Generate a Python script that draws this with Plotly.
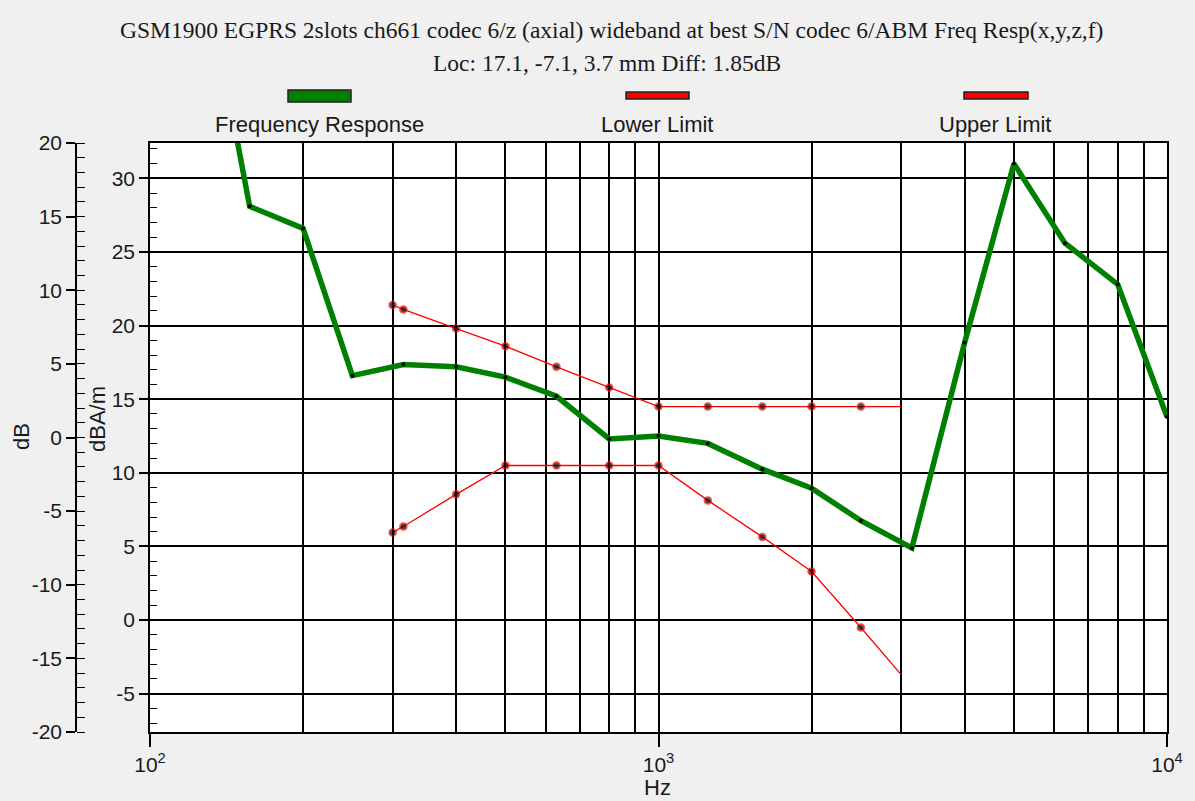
import plotly.graph_objects as go

W, H = 1195, 801

# Measured frequency response (third-octave bands), dBA/m
resp_freq = [125, 157, 200, 250, 315, 400, 500, 630, 800, 1000, 1250, 1600,
             2000, 2500, 3150, 4000, 5000, 6300, 8000, 10000]
resp_val = [46.2, 28.1, 26.6, 16.6, 17.35, 17.2, 16.5, 15.2, 12.3, 12.5, 12.0,
            10.25, 8.96, 6.75, 4.9, 18.85, 31.0, 25.6, 22.8, 13.8]

# Tolerance mask, dBA/m
lim_freq = [300, 315, 400, 500, 630, 800, 1000, 1250, 1600, 2000, 2500, 3000]
upper_val = [21.4, 21.1, 19.8, 18.6, 17.2, 15.8, 14.5, 14.5, 14.5, 14.5, 14.5, 14.5]
lower_val = [5.95, 6.36, 8.54, 10.5, 10.5, 10.5, 10.5, 8.13, 5.65, 3.3, -0.5, -3.7]

x_major = [100, 1000, 10000]
x_major_text = ["10<sup>2</sup>", "10<sup>3</sup>", "10<sup>4</sup>"]
x_minor = [m * d for d in (100, 1000) for m in range(2, 10)]

y_ticks = [-5, 0, 5, 10, 15, 20, 25, 30]           # dBA/m
y2_ticks = [-20, -15, -10, -5, 0, 5, 10, 15, 20]   # dB

title = "GSM1900 EGPRS 2slots ch661 codec 6/z (axial) wideband at best S/N codec 6/ABM Freq Resp(x,y,z,f)"
subtitle = "Loc: 17.1, -7.1, 3.7 mm Diff: 1.85dB"
legend_names = ["Frequency Response", "Lower Limit", "Upper Limit"]

GREEN = "#008000"
RED = "#ff0000"
TXT = "#1a1a1a"
SANS = "Liberation Sans, Arial, sans-serif"
SERIF = "Liberation Serif, Times New Roman, serif"


def px(x):
    return x / W


def py(y):
    return 1 - y / H


plot_left, plot_right, plot_top, plot_bottom = 150, 1167, 143, 732

fig = go.Figure()

fig.add_trace(go.Scatter(
    x=resp_freq, y=resp_val, mode="lines+markers",
    line=dict(color=GREEN, width=5.5),
    marker=dict(color="black", size=4),
    showlegend=False, hoverinfo="x+y"))

lim_sizes = [7] * (len(lim_freq) - 1) + [0]
for vals in (lower_val, upper_val):
    fig.add_trace(go.Scatter(
        x=lim_freq, y=vals, mode="lines+markers",
        line=dict(color=RED, width=1.3),
        marker=dict(color="black", size=lim_sizes, line=dict(color=RED, width=1.5)),
        showlegend=False, hoverinfo="x+y"))

# keeps the secondary dB axis alive
fig.add_trace(go.Scatter(x=[None], y=[None], yaxis="y2", showlegend=False,
                         hoverinfo="skip"))

ydom = [py(plot_bottom), py(plot_top)]
tickfont = dict(family=SANS, size=21, color=TXT)


def fmt(v):
    return str(v).replace("\u2212", "-")


fig.update_layout(
    width=W, height=H,
    margin=dict(l=0, r=0, t=0, b=0),
    paper_bgcolor="#f0f0f0",
    plot_bgcolor="white",
    showlegend=False,
    xaxis=dict(
        type="log", range=[2, 4], domain=[px(plot_left), px(plot_right)],
        anchor="y", automargin=False,
        tickmode="array", tickvals=x_major, ticktext=x_major_text,
        ticks="outside", ticklen=13, tickwidth=1.5, tickcolor="black",
        tickfont=tickfont,
        showgrid=True, gridcolor="black", gridwidth=1.5,
        minor=dict(tickmode="array", tickvals=x_minor, showgrid=True,
                   gridcolor="black", gridwidth=1.5, ticks=""),
        showline=True, linecolor="black", linewidth=1.5, mirror=True,
        zeroline=False,
    ),
    yaxis=dict(
        range=[-7.6, 32.4], domain=ydom, anchor="x", automargin=False,
        tickmode="array", tickvals=y_ticks, ticktext=[fmt(v) for v in y_ticks],
        ticks="outside", ticklen=9, tickwidth=1.5, tickcolor="black",
        tickfont=tickfont,
        showgrid=True, gridcolor="black", gridwidth=1.5,
        minor=dict(dtick=1, tick0=0, ticks="inside", ticklen=7,
                   tickcolor="black", tickwidth=1.2, showgrid=False),
        showline=True, linecolor="black", linewidth=1.5, mirror=True,
        zeroline=False,
    ),
    yaxis2=dict(
        range=[-20, 20], domain=ydom, overlaying="y", anchor="free",
        position=px(76), side="left", automargin=False,
        tickmode="array", tickvals=y2_ticks, ticktext=[fmt(v) for v in y2_ticks],
        ticks="outside", ticklen=9, tickwidth=1.5, tickcolor="black",
        tickfont=tickfont,
        showgrid=False, zeroline=False,
        minor=dict(dtick=1, tick0=0, ticks="inside", ticklen=8,
                   tickcolor="black", tickwidth=1.2),
        showline=True, linecolor="black", linewidth=1.5,
    ),
)

annotations = [
    dict(text=title, x=px(611), y=py(30), font=dict(family=SERIF, size=23.5, color=TXT)),
    dict(text=subtitle, x=px(607), y=py(63), font=dict(family=SERIF, size=23.5, color=TXT)),
    dict(text="dB", x=px(21), y=py(437), textangle=-90, font=dict(family=SANS, size=22, color=TXT)),
    dict(text="dBA/m", x=px(98), y=py(419), textangle=-90, font=dict(family=SANS, size=22, color=TXT)),
    dict(text="Hz", x=px(657), y=py(787), font=dict(family=SANS, size=22, color=TXT)),
]
label_x = [319, 657, 995]
for name, lx in zip(legend_names, label_x):
    annotations.append(dict(text=name, x=px(lx), y=py(125),
                            font=dict(family=SANS, size=22, color=TXT)))
for a in annotations:
    a.update(xref="paper", yref="paper", showarrow=False,
             xanchor="center", yanchor="middle")
fig.update_layout(annotations=annotations)

# legend swatches
swatches = [(288, 351, 90, 102, GREEN), (626, 689, 92, 99, RED), (964, 1028, 92, 99, RED)]
shapes = []
for x0, x1, y0, y1, col in swatches:
    shapes.append(dict(type="rect", xref="paper", yref="paper",
                       x0=px(x0), x1=px(x1), y0=py(y1), y1=py(y0),
                       fillcolor=col, line=dict(color="#222", width=1.5)))
fig.update_layout(shapes=shapes)

fig.write_html("out.html")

━━━━━━━━━━━━━━━━━━━━

• Your objective:
Copy out all the data without changing anything, and drop the pictures.

• Output of the exercise:
Generate a Python script that draws this with Plotly.
import plotly.graph_objects as go

W, H = 1195, 801

# Measured frequency response (third-octave bands), dBA/m
resp_freq = [125, 157, 200, 250, 315, 400, 500, 630, 800, 1000, 1250, 1600,
             2000, 2500, 3150, 4000, 5000, 6300, 8000, 10000]
resp_val = [46.2, 28.1, 26.6, 16.6, 17.35, 17.2, 16.5, 15.2, 12.3, 12.5, 12.0,
            10.25, 8.96, 6.75, 4.9, 18.85, 31.0, 25.6, 22.8, 13.8]

# Tolerance mask, dBA/m
lim_freq = [300, 315, 400, 500, 630, 800, 1000, 1250, 1600, 2000, 2500, 3000]
upper_val = [21.4, 21.1, 19.8, 18.6, 17.2, 15.8, 14.5, 14.5, 14.5, 14.5, 14.5, 14.5]
lower_val = [5.95, 6.36, 8.54, 10.5, 10.5, 10.5, 10.5, 8.13, 5.65, 3.3, -0.5, -3.7]

x_major = [100, 1000, 10000]
x_major_text = ["10<sup>2</sup>", "10<sup>3</sup>", "10<sup>4</sup>"]
x_minor = [m * d for d in (100, 1000) for m in range(2, 10)]

y_ticks = [-5, 0, 5, 10, 15, 20, 25, 30]           # dBA/m
y2_ticks = [-20, -15, -10, -5, 0, 5, 10, 15, 20]   # dB

title = "GSM1900 EGPRS 2slots ch661 codec 6/z (axial) wideband at best S/N codec 6/ABM Freq Resp(x,y,z,f)"
subtitle = "Loc: 17.1, -7.1, 3.7 mm Diff: 1.85dB"
legend_names = ["Frequency Response", "Lower Limit", "Upper Limit"]

GREEN = "#008000"
RED = "#ff0000"
TXT = "#1a1a1a"
SANS = "Liberation Sans, Arial, sans-serif"
SERIF = "Liberation Serif, Times New Roman, serif"


def px(x):
    return x / W


def py(y):
    return 1 - y / H


plot_left, plot_right, plot_top, plot_bottom = 150, 1167, 143, 732

fig = go.Figure()

fig.add_trace(go.Scatter(
    x=resp_freq, y=resp_val, mode="lines+markers",
    line=dict(color=GREEN, width=5.5),
    marker=dict(color="black", size=4),
    showlegend=False, hoverinfo="x+y"))

lim_sizes = [7] * (len(lim_freq) - 1) + [0]
for vals in (lower_val, upper_val):
    fig.add_trace(go.Scatter(
        x=lim_freq, y=vals, mode="lines+markers",
        line=dict(color=RED, width=1.3),
        marker=dict(color="black", size=lim_sizes, line=dict(color=RED, width=1.5)),
        showlegend=False, hoverinfo="x+y"))

# keeps the secondary dB axis alive
fig.add_trace(go.Scatter(x=[None], y=[None], yaxis="y2", showlegend=False,
                         hoverinfo="skip"))

ydom = [py(plot_bottom), py(plot_top)]
tickfont = dict(family=SANS, size=21, color=TXT)


def fmt(v):
    return str(v).replace("\u2212", "-")


fig.update_layout(
    width=W, height=H,
    margin=dict(l=0, r=0, t=0, b=0),
    paper_bgcolor="#f0f0f0",
    plot_bgcolor="white",
    showlegend=False,
    xaxis=dict(
        type="log", range=[2, 4], domain=[px(plot_left), px(plot_right)],
        anchor="y", automargin=False,
        tickmode="array", tickvals=x_major, ticktext=x_major_text,
        ticks="outside", ticklen=13, tickwidth=1.5, tickcolor="black",
        tickfont=tickfont,
        showgrid=True, gridcolor="black", gridwidth=1.5,
        minor=dict(tickmode="array", tickvals=x_minor, showgrid=True,
                   gridcolor="black", gridwidth=1.5, ticks=""),
        showline=True, linecolor="black", linewidth=1.5, mirror=True,
        zeroline=False,
    ),
    yaxis=dict(
        range=[-7.6, 32.4], domain=ydom, anchor="x", automargin=False,
        tickmode="array", tickvals=y_ticks, ticktext=[fmt(v) for v in y_ticks],
        ticks="outside", ticklen=9, tickwidth=1.5, tickcolor="black",
        tickfont=tickfont,
        showgrid=True, gridcolor="black", gridwidth=1.5,
        minor=dict(dtick=1, tick0=0, ticks="inside", ticklen=7,
                   tickcolor="black", tickwidth=1.2, showgrid=False),
        showline=True, linecolor="black", linewidth=1.5, mirror=True,
        zeroline=False,
    ),
    yaxis2=dict(
        range=[-20, 20], domain=ydom, overlaying="y", anchor="free",
        position=px(76), side="left", automargin=False,
        tickmode="array", tickvals=y2_ticks, ticktext=[fmt(v) for v in y2_ticks],
        ticks="outside", ticklen=9, tickwidth=1.5, tickcolor="black",
        tickfont=tickfont,
        showgrid=False, zeroline=False,
        minor=dict(dtick=1, tick0=0, ticks="inside", ticklen=8,
                   tickcolor="black", tickwidth=1.2),
        showline=True, linecolor="black", linewidth=1.5,
    ),
)

annotations = [
    dict(text=title, x=px(611), y=py(30), font=dict(family=SERIF, size=23.5, color=TXT)),
    dict(text=subtitle, x=px(607), y=py(63), font=dict(family=SERIF, size=23.5, color=TXT)),
    dict(text="dB", x=px(21), y=py(437), textangle=-90, font=dict(family=SANS, size=22, color=TXT)),
    dict(text="dBA/m", x=px(98), y=py(419), textangle=-90, font=dict(family=SANS, size=22, color=TXT)),
    dict(text="Hz", x=px(657), y=py(787), font=dict(family=SANS, size=22, color=TXT)),
]
label_x = [319, 657, 995]
for name, lx in zip(legend_names, label_x):
    annotations.append(dict(text=name, x=px(lx), y=py(125),
                            font=dict(family=SANS, size=22, color=TXT)))
for a in annotations:
    a.update(xref="paper", yref="paper", showarrow=False,
             xanchor="center", yanchor="middle")
fig.update_layout(annotations=annotations)

# legend swatches
swatches = [(288, 351, 90, 102, GREEN), (626, 689, 92, 99, RED), (964, 1028, 92, 99, RED)]
shapes = []
for x0, x1, y0, y1, col in swatches:
    shapes.append(dict(type="rect", xref="paper", yref="paper",
                       x0=px(x0), x1=px(x1), y0=py(y1), y1=py(y0),
                       fillcolor=col, line=dict(color="#222", width=1.5)))
fig.update_layout(shapes=shapes)

fig.write_html("out.html")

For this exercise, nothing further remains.